Dunque, se è vero che non esiste una norma specifica, il diritto di resistenza può ricavarsi dalle ratio di molte norme costituzionali (es. articoli 1,2,3 e 54) perché esprime il principio di sovranità popolare, garantisce la tutela dei diritti inviolabili ed è espressione del dovere di fedeltà alla Repubblica e non di obbedienza alle leggi dello Stato: il dovere di fedeltà alla Costituzione, sancito dall’articolo 54, comporta il dovere di non obbedire alle leggi che sono in contrasto con essa. Questo principio trova conforto anche in altre norme dell’ordinamento. Ad es. nel Codice penale, l’articolo 51 esclude la punibilità dei fatti compiuti “nell’esercizio di un diritto” o “nell’adempimento di un dovere, imposto da una norma giuridica o da un ordine legittimo della pubblica Autorità”; e l’articolo 650 legittima la disobbedienza contro provvedimenti “non legalmente dati” dall’Autorità, ossia arbitrari.

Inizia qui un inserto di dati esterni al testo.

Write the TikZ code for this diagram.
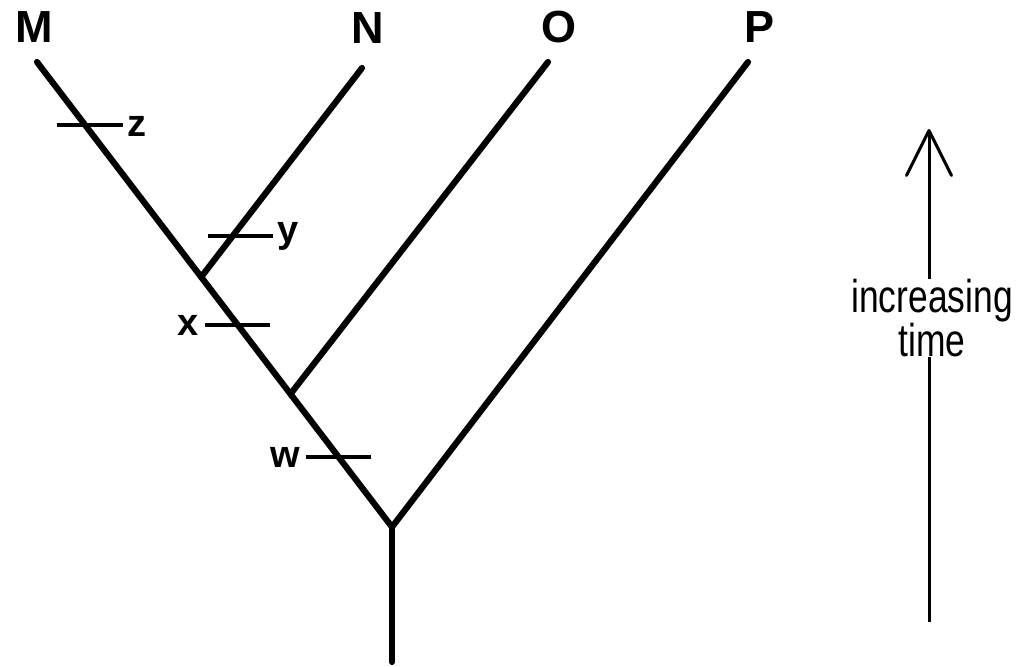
\documentclass[tikz,border=0pt]{standalone}
\usepackage{fontspec}
\setmainfont{Liberation Sans}
\newfontfamily\narrowfont[FakeStretch=0.77]{Liberation Sans}
\usetikzlibrary{arrows.meta,calc}
\begin{document}
\begin{tikzpicture}[x=0.5pt,y=-0.5pt,
  branch/.style={line width=3.1pt,line cap=round},
  tick/.style={line width=1.6pt},
  taxon/.style={font=\fontsize{22.5}{24}\selectfont\bfseries,anchor=base,inner sep=0pt},
  event/.style={font=\fontsize{19}{21}\selectfont\bfseries,anchor=base,inner sep=0pt},
  timelabel/.style={font=\narrowfont\fontsize{23}{20}\selectfont,align=center,fill=white,inner sep=0pt},
  timearrow/.style={line width=1.5pt,-{Straight Barb[length=22.5pt,width=22.5pt,line cap=round,line join=round]}}]
\useasboundingbox (0,0) rectangle (1027,667);
% tree coordinates
\coordinate (R) at (392,662);
\coordinate (J) at (392,527);
\coordinate (Mt) at (37,62);
\coordinate (Nt) at (362,68);
\coordinate (Ot) at (548,62);
\coordinate (Pt) at (748,62);
\coordinate (JN) at ($(J)!0.5376!(Mt)$);
\coordinate (JO) at ($(J)!0.2860!(Mt)$);
% branches
\draw[branch] (R) -- (J);
\draw[branch] (J) -- (Mt);
\draw[branch] (J) -- (Pt);
\draw[branch] (JN) -- (Nt);
\draw[branch] (JO) -- (Ot);
% ticks
\coordinate (z1) at (57,125); \coordinate (z2) at (123,125);
\coordinate (y1) at (208,236); \coordinate (y2) at (273,236);
\coordinate (x1) at (205,325); \coordinate (x2) at (270,325);
\coordinate (w1) at (306,457); \coordinate (w2) at (371,457);
\draw[tick] (z1) -- (z2);
\draw[tick] (y1) -- (y2);
\draw[tick] (x1) -- (x2);
\draw[tick] (w1) -- (w2);
% taxon labels
\node[taxon] (M) at (34,43) {M};
\node[taxon] (N) at (368,44) {N};
\node[taxon] (O) at (559,43) {O};
\node[taxon] (P) at (759,43) {P};
% event labels
\node[event] (lz) at (137,137) {z};
\node[event] (ly) at (288,243) {y};
\node[event] (lx) at (188,336) {x};
\node[event] (lw) at (285,467) {w};
% time arrow
\coordinate (ab) at (929,622);
\coordinate (at) at (929,129);
\draw[timearrow] (ab) -- (at);
\node[timelabel] (tl) at (932,318) {increasing\\time};
\end{tikzpicture}
\end{document}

Per i militari, inoltre, l’articolo 4 della legge 11-07-1978 n° 382 ha previsto il dovere di disobbedire all’ordine manifestamente illegittimo: “Il militare al quale viene impartito un ordine manifestamente rivolto contro le istituzioni dello Stato o la cui esecuzione costituisce comunque manifestamente reato, ha il dovere di non eseguire l’ordine e di informare al più presto i superiori”. In conclusione: non si deve confondere il dovere di fedeltà alla Repubblica (e alla sua Costituzione) con quello di obbedienza delle leggi dello Stato. Sono infatti concetti diversi e in caso di conflitto apparente, prevale la fedeltà. Quindi l’ordinamento giuridico italiano riconosce il valore della disobbedienza civile. Che, di regola, è non violento e passivo, ossia appunto una resistenza. Ma non è detto; poiché, a seconda dei casi, potrebbe porsi il problema di intervenire attivamente, in extrema ratio anche con l’uso della violenza, per impedire conseguenze irreparabili; e non sarebbe difficile, in tale ipotesi, invocare – a seconda dei casi – le scriminanti previste dal codice penale: legittima difesa, stato di necessità, esercizio del diritto, adempimento del dovere.